No se ve desde acá

 

Por Valentina Rosset 

No se ve desde acá (2024), do colombiano Enrique Pedráza-Botero, participou da recente 31ª edição do Festival de Cinema Chicago Underground. Produzido durante seu mestrado em documentário pela Universidade de Stanford, o filme trata da questão migratória latino-americana aos Estados Unidos, explorando Miami como objeto de estudo presente, e imagens e sons de arquivo como objetos de exploração e construção histórica. 

Com enfoque na Colômbia, o cineasta utiliza falas do atual presidente Gustavo Petro, o primeiro de esquerda eleito no país, não só como contexto, mas como confronto ao que vemos ao longo do filme. A montagem com materiais de arquivo segue essa mesma estrutura: imagens interrompidas por flashs na tela, horas propositalmente distorcidas ou apresentadas em recortes que enfatizam sua textura, a boca ou os olhos de alguém. Assim, as cenas gravadas no presente em Miami adquirem uma tensão para além de uma estética de documentário tradicional e observacional. O ritmo do filme é transiente, um pouco como o estado de migrar de um país para o outro. 

Logo de início, uma corretora de imóveis apresenta, em espanhol, a maquete de um novo edifício “exclusivo” em todo o país, que possui até spa para cachorros. Afirma que grande parte dos compradores destes apartamentos são de diversos países da América Latina. Contrapondo as imagens, ouvimos um uma fala de Petro: “este é o problema, se deixamos de ser pobres para viver como vivem em Miami, então a humanidade se acaba. (...) Que não se amarre a classe média exclusivamente ao ter, mas que se dê uma dimensão mais intensa de sua vida do que ir ao shopping, que é: a existência.” 

Do porto marítimo com milhares de containers, à especulação imobiliária com edifícios de luxo monumentais, Miami é a caricatura da obsessão pelo individualismo e materialismo americanos. Também, ao intercalar entre as estruturas luxuosas, e imagens de pessoas nas filas de controle imigração e cidadania, o cineasta estabelece o claro conflito de classes entre os latinos que migram para os Estados Unidos. Por um lado, estão aqueles que são os compradores destes apartamentos e logo reprodutores da mesma lógica de fronteiras privadas; por outro, estão os milhares de imigrantes sem poder aquisitivo, que sofrem com o controle e burocracia das fronteiras geográficas nas mãos do domínio americano. 


Os materiais de arquivo surgem como rupturas às imagens documentais, traçando historicamente a ideologia que sustenta essa relação de poder entre EUA e América Latina. Vemos a euforia na recepção de John Kennedy na Colômbia em 1961 na Aliança para o Progresso, enquanto ouvimos um solo de guitarra numa progressão de notas que não chega em lugar nenhum. Há também uma cena de Plan 9 From Outer Space (1959), onde o cineasta equipara dois soldados americanos discutindo sobre proteger o país de invasões alienígenas aos discursos anti-imigração que surgem em seguida no filme. 

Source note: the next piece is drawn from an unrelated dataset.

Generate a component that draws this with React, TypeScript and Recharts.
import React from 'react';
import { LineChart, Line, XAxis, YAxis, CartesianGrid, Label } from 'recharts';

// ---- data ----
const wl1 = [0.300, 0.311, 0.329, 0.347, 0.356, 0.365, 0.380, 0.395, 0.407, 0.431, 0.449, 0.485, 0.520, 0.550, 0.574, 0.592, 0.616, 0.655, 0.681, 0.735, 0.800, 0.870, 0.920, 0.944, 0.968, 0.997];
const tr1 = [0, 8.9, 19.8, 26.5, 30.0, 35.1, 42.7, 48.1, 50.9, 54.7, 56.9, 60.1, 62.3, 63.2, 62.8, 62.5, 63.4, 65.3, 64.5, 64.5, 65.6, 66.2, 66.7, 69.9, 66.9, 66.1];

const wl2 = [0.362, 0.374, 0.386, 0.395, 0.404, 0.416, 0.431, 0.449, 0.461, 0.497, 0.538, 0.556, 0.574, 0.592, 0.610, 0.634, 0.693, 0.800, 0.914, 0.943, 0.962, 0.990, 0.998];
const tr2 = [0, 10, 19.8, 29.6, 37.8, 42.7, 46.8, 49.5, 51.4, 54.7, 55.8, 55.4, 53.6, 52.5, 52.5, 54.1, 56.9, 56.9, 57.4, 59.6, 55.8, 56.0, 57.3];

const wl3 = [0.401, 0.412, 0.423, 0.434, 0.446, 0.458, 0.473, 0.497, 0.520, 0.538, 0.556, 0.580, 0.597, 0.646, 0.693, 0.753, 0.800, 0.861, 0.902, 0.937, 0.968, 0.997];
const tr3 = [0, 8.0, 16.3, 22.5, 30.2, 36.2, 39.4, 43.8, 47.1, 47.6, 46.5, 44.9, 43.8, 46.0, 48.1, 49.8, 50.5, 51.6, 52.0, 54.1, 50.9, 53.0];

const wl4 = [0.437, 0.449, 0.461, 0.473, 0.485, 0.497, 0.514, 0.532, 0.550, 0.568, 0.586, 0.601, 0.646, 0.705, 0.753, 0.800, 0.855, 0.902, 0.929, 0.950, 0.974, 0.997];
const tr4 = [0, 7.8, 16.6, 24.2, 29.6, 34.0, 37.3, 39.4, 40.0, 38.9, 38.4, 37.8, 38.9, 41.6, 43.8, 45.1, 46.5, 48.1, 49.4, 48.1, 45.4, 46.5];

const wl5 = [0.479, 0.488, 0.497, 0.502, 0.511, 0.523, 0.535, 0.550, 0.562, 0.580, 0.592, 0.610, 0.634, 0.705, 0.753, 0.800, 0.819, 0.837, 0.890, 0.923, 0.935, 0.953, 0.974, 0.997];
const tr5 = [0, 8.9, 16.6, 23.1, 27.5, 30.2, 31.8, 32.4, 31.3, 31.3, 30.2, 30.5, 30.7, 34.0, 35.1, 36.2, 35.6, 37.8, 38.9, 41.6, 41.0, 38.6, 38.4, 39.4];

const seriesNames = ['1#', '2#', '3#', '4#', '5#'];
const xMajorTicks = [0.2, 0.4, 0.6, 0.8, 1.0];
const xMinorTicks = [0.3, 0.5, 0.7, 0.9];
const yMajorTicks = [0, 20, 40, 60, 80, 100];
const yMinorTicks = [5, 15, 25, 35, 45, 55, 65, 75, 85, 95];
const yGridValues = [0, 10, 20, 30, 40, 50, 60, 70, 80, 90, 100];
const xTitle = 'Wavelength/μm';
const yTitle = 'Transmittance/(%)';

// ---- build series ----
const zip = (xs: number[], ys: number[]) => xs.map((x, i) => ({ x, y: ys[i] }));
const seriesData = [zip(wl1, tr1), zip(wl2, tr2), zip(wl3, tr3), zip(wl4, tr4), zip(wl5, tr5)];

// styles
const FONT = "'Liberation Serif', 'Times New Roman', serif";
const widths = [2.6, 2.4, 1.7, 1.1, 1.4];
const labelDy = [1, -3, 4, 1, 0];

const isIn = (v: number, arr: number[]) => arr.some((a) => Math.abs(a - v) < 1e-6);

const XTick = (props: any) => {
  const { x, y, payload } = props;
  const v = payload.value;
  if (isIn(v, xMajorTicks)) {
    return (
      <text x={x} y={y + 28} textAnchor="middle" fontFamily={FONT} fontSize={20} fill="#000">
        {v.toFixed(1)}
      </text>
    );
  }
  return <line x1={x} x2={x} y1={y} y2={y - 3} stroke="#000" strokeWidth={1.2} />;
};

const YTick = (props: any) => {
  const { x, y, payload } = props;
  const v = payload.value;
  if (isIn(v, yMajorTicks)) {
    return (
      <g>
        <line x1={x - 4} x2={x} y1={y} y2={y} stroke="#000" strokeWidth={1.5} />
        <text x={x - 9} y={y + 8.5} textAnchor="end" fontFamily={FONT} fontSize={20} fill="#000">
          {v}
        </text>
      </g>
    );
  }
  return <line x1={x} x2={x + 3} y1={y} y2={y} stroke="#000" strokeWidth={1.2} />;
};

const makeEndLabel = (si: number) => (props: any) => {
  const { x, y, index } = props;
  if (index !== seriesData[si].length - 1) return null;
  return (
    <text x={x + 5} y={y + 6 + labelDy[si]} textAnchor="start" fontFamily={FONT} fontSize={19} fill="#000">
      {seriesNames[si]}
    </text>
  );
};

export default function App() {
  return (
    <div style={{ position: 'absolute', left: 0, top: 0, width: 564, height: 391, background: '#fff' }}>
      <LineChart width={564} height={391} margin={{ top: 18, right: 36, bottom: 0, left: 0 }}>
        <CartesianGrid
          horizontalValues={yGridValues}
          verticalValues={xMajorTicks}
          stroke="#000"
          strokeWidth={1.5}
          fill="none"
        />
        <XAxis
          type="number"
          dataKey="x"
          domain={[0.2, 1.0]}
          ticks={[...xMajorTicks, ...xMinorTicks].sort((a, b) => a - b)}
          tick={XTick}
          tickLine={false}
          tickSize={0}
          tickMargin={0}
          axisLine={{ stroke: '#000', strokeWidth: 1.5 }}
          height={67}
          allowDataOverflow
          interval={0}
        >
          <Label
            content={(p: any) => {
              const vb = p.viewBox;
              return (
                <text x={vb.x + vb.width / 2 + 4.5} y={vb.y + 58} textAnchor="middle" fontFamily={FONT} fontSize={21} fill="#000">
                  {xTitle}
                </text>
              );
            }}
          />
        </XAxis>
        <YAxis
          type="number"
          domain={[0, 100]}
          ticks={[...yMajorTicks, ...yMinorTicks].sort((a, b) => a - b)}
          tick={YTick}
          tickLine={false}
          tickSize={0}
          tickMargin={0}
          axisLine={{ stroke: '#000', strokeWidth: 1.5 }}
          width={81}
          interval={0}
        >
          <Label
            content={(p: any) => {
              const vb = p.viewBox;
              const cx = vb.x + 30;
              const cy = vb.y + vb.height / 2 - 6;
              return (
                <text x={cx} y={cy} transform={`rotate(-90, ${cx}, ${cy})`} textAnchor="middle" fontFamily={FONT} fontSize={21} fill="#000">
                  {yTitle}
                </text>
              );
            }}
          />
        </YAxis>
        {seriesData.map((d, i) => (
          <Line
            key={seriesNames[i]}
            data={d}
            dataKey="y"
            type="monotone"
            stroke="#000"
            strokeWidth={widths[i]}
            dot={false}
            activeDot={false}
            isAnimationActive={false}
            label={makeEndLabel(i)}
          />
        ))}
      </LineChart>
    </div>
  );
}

Na segunda metade de No se ve desde acá, o filme se aproxima da organização interna e rede de apoio entre imigrantes latinos com distribuição de alimentos, roupas e brinquedos. Aqui vemos que, mais do que a identidade cultural, é a condição migratória que une. Como numa interferência de sinal, a imagem de uma câmera de segurança rompe o que víamos: a testemunha do incêndio no abrigo de migração na cidade de Juarez, que faz fronteira com o Texas, em 2023. 39 imigrantes morreram queimados. 

Aqui, a sátira fica muda, não há espaço para nada. É o único momento do filme em que uma imagem de arquivo ocupa a tela inteira. Ouvimos a fala do presidente mexicano Andrés Manuel López Obrador culpando os migrantes pela tragédia. Mas a imagem revela que é fruto do sadismo e violência: há guardas que circulam no local. Não fazem nada, apenas somem, e nos segundos seguintes perdemos a visibilidade com a fumaça que sobe ao espalhar do fogo. Me parece aqui a denúncia mais importante do filme, onde o descaso com a imigração é externo e interno. A escala de sua violência fica clara. 

Ao final, o filme nos coloca no colo do absurdo. Uma fábrica de produção em massa de bandeiras americanas, onde a maioria de seus trabalhadores parece ser imigrante. Essa imagem nem é mais simbólica, é direta: um microcosmo de como os Estados Unidos operam. Em planos de maior duração, mulheres olham para a câmera enquanto trabalham nas bandeiras. Ecoa-se o incêndio, ecoa-se o passado, o presente, e os perigos da eleição norte-americana que está por vir. No entanto, também persiste a voz do último relato: “Para uns, somos maus, para outros, não existimos. Mas para uma imensa minoria, estamos aqui.